In South Dakota, we have learned from experience that the US Army Corps of Engineers shows the same control over the Missouri River System as a newborn baby has with it’s bowels. They lie to us even when the truth would suffice. There……I have added my two cents worth. I have no doubt it is actually worth slightly less than two cents.
After a record year of flooding, the water was dropping so quickly that I have used Dock 44′s webcam on a daily basis with a marker that I placed myself to watch the water levels at Lake Francis Case. We wandered out on October 8th to make one last sailing trip before getting the boat out for the long cold winter that is destine to set in. This is my least favorite thing to do in the whole world. Seriously, taking my boat out for the winter has become the most depressing thing I am forced to do.
When we arrived, we discovered there were only four boats left in the marina and the water was so low, I was actually just a little nervous as last week I had ten feet of water under my boat and now, not only could I see mud banks that I have never seen before, I could see the actual concrete mooring weight on the mooring to the east of my boat. We would be taking serious risk to try and go sailing today and hope to find someone capable of getting us loaded and out of there when we returned on Sunday. I should not complain as we did get in the water at the end of March this last spring and only missed five weekends up to this point.
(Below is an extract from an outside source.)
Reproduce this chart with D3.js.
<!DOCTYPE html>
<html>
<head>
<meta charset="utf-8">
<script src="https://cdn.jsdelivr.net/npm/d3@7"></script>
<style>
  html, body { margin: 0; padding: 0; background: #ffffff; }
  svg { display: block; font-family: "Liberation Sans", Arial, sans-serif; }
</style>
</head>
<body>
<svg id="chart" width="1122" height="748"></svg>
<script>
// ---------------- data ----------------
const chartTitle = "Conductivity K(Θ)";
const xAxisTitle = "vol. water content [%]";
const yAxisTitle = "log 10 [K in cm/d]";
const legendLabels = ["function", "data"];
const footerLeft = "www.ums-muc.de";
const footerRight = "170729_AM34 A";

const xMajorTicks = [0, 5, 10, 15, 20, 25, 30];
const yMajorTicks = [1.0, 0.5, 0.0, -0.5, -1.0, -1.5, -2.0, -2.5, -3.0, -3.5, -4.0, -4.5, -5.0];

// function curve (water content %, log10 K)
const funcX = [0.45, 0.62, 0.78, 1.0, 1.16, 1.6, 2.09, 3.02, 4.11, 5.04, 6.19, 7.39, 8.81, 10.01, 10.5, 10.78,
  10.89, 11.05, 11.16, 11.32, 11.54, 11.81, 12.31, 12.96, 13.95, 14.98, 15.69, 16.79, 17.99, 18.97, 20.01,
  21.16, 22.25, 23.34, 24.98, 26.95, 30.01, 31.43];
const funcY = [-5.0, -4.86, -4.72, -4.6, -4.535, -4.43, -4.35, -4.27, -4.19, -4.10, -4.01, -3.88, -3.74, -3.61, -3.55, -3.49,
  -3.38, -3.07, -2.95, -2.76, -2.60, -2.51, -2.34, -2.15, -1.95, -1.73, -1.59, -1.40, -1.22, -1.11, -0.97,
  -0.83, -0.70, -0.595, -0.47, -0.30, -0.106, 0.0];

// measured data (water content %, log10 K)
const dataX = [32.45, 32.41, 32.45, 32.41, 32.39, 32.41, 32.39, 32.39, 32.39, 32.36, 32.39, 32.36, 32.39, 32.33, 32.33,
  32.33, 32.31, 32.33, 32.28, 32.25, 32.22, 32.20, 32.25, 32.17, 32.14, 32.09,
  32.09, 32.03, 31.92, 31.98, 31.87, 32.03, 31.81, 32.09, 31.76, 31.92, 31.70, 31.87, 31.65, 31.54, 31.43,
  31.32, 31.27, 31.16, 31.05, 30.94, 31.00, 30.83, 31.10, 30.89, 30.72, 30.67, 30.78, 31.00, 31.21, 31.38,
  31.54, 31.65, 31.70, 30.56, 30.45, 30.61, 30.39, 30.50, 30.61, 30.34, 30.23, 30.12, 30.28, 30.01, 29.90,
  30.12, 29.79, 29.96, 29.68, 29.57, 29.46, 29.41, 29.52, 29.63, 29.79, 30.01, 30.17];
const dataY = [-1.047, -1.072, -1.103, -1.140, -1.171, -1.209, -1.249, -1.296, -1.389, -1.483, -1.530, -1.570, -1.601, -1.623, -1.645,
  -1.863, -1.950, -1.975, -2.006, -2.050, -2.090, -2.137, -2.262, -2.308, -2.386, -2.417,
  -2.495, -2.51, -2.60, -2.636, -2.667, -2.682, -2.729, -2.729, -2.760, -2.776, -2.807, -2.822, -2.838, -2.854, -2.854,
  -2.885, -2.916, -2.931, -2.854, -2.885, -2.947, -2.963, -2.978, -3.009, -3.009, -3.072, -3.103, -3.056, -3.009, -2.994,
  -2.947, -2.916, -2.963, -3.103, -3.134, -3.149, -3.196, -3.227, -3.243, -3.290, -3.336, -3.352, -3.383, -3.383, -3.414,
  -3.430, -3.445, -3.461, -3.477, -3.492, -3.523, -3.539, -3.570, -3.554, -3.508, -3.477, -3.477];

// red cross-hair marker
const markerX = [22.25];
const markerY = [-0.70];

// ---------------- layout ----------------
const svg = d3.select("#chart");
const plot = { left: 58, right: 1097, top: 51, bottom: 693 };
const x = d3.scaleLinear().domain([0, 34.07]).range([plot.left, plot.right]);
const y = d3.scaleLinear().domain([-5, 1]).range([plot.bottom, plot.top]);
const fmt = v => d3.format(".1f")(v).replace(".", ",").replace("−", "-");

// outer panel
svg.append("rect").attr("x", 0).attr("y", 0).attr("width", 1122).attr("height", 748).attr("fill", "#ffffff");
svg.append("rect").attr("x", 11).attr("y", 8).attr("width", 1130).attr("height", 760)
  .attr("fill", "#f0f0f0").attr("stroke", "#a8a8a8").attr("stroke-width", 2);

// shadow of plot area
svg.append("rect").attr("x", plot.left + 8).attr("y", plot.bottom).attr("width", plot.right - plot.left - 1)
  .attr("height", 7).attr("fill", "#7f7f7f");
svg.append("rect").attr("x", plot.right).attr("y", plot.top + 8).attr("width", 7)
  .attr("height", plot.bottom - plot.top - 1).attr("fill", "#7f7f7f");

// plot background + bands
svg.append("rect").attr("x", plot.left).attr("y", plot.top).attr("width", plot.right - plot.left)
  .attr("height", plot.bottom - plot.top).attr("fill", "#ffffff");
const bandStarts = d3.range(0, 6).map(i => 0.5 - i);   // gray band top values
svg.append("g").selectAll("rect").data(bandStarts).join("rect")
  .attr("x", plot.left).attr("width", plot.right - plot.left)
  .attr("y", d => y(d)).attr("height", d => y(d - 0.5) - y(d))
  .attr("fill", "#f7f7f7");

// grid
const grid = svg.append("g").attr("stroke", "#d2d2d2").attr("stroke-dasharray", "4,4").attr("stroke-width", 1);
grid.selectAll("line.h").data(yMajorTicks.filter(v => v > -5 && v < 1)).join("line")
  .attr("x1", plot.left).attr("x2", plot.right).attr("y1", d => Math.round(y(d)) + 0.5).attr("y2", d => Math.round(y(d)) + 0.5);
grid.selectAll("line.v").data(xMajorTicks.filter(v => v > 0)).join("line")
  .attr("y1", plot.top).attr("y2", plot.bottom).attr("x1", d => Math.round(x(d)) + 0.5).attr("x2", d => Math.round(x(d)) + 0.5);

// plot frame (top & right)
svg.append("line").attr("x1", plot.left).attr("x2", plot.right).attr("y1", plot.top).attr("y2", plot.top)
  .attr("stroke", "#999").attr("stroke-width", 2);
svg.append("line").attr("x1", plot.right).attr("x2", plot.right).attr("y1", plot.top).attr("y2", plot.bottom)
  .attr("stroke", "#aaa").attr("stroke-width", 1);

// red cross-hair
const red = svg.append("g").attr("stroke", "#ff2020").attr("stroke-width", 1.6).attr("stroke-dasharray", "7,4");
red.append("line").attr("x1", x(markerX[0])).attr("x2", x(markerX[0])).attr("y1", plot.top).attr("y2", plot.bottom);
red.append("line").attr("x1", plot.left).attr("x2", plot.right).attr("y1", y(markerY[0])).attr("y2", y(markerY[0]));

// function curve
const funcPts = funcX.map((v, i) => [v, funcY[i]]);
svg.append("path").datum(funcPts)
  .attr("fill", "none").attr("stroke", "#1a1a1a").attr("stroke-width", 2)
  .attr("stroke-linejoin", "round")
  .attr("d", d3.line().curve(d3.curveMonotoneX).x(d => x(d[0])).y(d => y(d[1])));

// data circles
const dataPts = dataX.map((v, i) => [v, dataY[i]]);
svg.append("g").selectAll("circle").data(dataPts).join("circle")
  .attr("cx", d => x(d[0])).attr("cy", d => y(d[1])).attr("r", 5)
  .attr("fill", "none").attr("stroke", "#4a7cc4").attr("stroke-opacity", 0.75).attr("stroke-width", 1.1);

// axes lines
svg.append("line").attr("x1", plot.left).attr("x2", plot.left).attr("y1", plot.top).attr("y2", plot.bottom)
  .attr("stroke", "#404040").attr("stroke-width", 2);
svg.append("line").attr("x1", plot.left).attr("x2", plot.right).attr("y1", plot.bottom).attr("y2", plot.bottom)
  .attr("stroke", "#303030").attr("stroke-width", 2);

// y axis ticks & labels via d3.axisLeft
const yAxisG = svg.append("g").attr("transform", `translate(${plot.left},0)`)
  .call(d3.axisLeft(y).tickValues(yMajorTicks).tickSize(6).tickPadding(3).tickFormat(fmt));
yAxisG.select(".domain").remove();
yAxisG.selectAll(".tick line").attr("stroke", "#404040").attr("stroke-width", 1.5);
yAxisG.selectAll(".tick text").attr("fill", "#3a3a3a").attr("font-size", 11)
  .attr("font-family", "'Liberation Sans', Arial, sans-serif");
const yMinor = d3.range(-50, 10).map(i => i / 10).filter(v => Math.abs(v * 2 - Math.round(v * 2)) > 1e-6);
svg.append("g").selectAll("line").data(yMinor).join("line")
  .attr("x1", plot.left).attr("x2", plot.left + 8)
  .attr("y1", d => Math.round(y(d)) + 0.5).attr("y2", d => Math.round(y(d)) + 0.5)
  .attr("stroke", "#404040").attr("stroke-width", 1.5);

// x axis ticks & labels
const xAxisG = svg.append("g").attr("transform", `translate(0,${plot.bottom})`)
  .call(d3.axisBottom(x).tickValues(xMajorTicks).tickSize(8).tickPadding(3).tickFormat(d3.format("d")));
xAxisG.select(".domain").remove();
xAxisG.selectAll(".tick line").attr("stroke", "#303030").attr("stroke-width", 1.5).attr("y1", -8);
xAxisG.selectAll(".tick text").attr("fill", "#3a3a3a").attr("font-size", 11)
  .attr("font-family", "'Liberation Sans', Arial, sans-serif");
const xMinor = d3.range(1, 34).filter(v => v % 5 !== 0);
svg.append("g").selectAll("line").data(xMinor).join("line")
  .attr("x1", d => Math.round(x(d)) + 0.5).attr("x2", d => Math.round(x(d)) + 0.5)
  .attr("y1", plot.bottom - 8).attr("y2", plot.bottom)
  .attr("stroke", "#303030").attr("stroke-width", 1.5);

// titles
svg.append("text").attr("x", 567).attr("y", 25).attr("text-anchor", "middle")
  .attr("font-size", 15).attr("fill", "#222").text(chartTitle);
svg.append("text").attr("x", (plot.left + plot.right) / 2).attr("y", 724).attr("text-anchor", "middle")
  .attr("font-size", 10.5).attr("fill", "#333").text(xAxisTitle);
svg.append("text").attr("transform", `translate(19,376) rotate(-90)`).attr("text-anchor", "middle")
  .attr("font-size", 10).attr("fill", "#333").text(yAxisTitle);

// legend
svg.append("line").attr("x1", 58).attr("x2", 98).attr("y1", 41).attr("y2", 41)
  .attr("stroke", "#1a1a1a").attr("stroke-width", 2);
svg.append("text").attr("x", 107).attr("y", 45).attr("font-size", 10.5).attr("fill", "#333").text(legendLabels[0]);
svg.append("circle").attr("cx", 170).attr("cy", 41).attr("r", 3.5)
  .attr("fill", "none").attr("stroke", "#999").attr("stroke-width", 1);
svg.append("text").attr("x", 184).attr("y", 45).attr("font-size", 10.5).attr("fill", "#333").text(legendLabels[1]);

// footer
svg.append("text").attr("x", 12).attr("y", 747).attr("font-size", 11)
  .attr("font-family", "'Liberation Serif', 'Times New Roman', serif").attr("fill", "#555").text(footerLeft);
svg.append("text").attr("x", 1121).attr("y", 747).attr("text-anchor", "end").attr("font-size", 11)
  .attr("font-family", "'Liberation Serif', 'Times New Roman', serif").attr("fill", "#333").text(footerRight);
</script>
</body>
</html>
There were three sailboats and one of those fume puking power things referred to as a powerboat. One of those sailboats belonged to a couple there that I had never met before. Their boat, “No Patients” is the boat I had helped rescue earlier in the summer when they were unable to make it out there and it had broken loose from its mooring and floated to the back of Snake Creek Bay. She had her keel buried in about 4 inches or more of mud as the record flood water had started receding. I really feel fortunate because even finding that boat way back where she had ended up was a stroke of luck all in itself. Anyway, it was a lot of work to save her but I would do that for any sailboat and I hope that someday if my girl should be in need of rescue, someone would put that much effort into saving her.
Karma can work against you as well as with you. Today, Karma was with me. The owners of the boat I had helped to rescue had a truck and offered to help me get my boat out. With the water this low, I could not pass up the opportunity even though I knew, I was not going out one last time for the summer. (Insert: Grown man crying here) We loaded “No Patients” out with no issues at all and they hooked to my trailer right away and my “Boomdiada” was also loaded out with no issues other than one rope falling under a trailer tire and snapping as we drove up the ramp. We pulled her to the winter resting place and will return to do the final winterizing in about three weeks when we come back to help Linda repair the small boat shed that spent the better part of summer under water.
As we parked “Boomdiada” in the yard and we noticed one of the owners of the very last sailboat had arrived and was he unhooking her from her mooring. We all pitched in the best we could and also got “Dutch Treat” loaded and removed from the water again without incident. All that was left was then was the fume puking gas burner. Don’t get me wrong, it is not that I hate powerboats, it is just that I love sailboats so much more.
I hate winter and can only hope to survive one more so I might sail again. Until I can find way to get my old carcass moved further south, this is a ritual I must endure. I do hear Mexico calling my name.